Towards Safe Deep Learning: Unsupervised Defense Against Generic Adversarial Attacks

Recent advances in adversarial Deep Learning (DL) have opened up a new and largely unexplored surface for malicious attacks jeopardizing the integrity of autonomous DL systems. We introduce a novel automated countermeasure called Parallel Checkpointing Learners (PCL) to thwart the potential adversarial attacks and significantly improve the reliability (safety) of a victim DL model. The proposed PCL methodology is unsupervised, meaning that no adversarial sample is leveraged to build/train parallel checkpointing learners. We formalize the goal of preventing adversarial attacks as an optimization problem to minimize the rarely observed regions in the latent feature space spanned by a DL network.
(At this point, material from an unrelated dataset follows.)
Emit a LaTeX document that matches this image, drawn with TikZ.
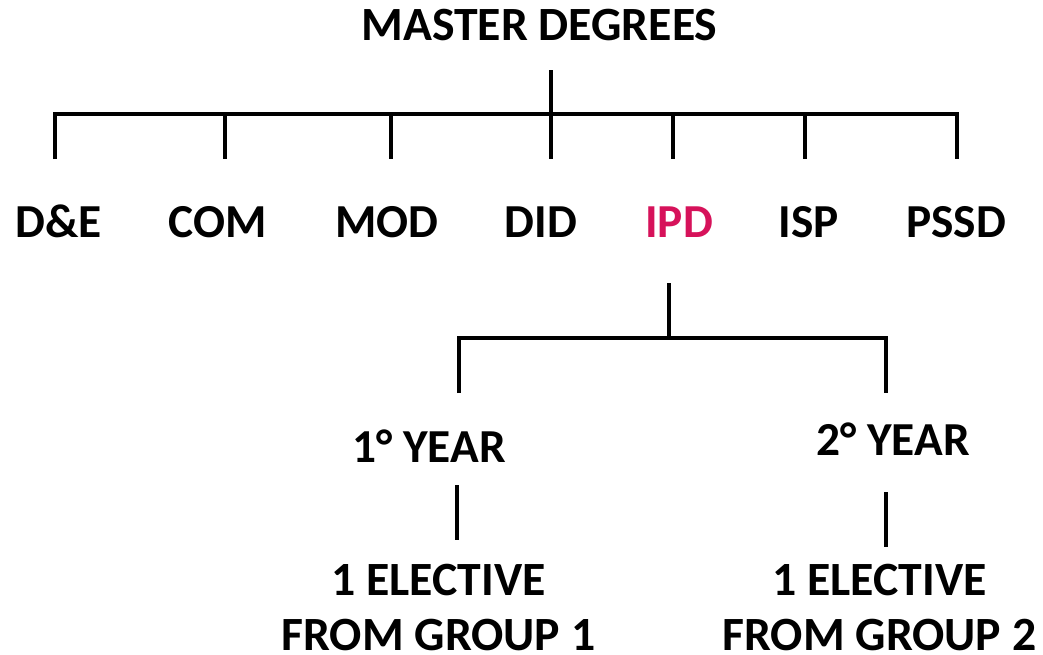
\documentclass[tikz,border=0pt]{standalone}
\usepackage{fontspec}
\setmainfont{Carlito}
\definecolor{ipdred}{RGB}{214,18,90}

\begin{document}
\begin{tikzpicture}[x=0.75pt,y=-0.75pt,line width=3pt,
	big label/.style={font=\bfseries\fontsize{35.5}{42}\selectfont,anchor=base,inner sep=0pt},
	small label/.style={font=\bfseries\fontsize{35.8}{41.25}\selectfont,anchor=base,inner sep=0pt,align=center}]
	\useasboundingbox (0,0) rectangle (1043,654);
	
	\node[small label] at (539.5,40) (master) {MASTER DEGREES};
	\coordinate (master-b) at (551,70);
	
	\foreach \n/\t/\x/\c/\col in {de/D\&E/58.5/55/black, com/COM/217.5/225/black, mod/MOD/387/391/black, did/DID/541/551/black, ipd/IPD/679/673/ipdred, isp/ISP/809/805/black, pssd/PSSD/956/957/black}{
		\node[big label,text=\col] at (\x,237) (\n) {\t};
		\coordinate (\n-a) at (\c,114);
		\coordinate (\n-b) at (\c,159);
		\draw (\n-a) -- (\n-b);
	}
	\draw (de-b) -- (de-a) -- (pssd-a) -- (pssd-b);
	\draw (master-b) -- (did-a);
	
	\node[big label] at (429,462) (year1) {1° YEAR};
	\node[big label] at (893,455) (year2) {2° YEAR};
	\node[small label] at (438.5,650) (elective1) {1 ELECTIVE\\FROM GROUP 1};
	\node[small label] at (879.5,650) (elective2) {1 ELECTIVE\\FROM GROUP 2};
	
	\coordinate (ipd-c) at (669,283);
	\coordinate (split) at (669,338);
	\coordinate (year1-a) at (459,338);
	\coordinate (year1-b) at (459,393);
	\coordinate (year2-a) at (886,338);
	\coordinate (year2-b) at (886,393);
	\draw (ipd-c) -- (split);
	\draw (year1-b) -- (year1-a) -- (year2-a) -- (year2-b);
	
	\coordinate (year1-c) at (457,485);
	\coordinate (year1-d) at (457,540);
	\coordinate (year2-c) at (886,492);
	\coordinate (year2-d) at (886,547);
	\draw (year1-c) -- (year1-d);
	\draw (year2-c) -- (year2-d);
	
\end{tikzpicture}
\end{document}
To solve the aforementioned minimization problem, a set of complementary but disjoint checkpointing modules are trained and leveraged to validate the victim model execution in parallel. Each checkpointing learner explicitly characterizes the geometry of the input data and the corresponding high-level data abstractions within a particular DL layer. As such, the adversary is required to simultaneously deceive all the defender modules in order to succeed. We extensively evaluate the performance of the PCL methodology against the state-of-the-art attack scenarios, including Fast-Gradient-Sign (FGS), Jacobian Saliency Map Attack (JSMA), Deepfool, and Carlini&WagnerL2 algorithm. Extensive proof-of-concept evaluations for analyzing various data collections including MNIST, CIFAR10, and ImageNet corroborate the effectiveness of our proposed defense mechanism against adversarial samples.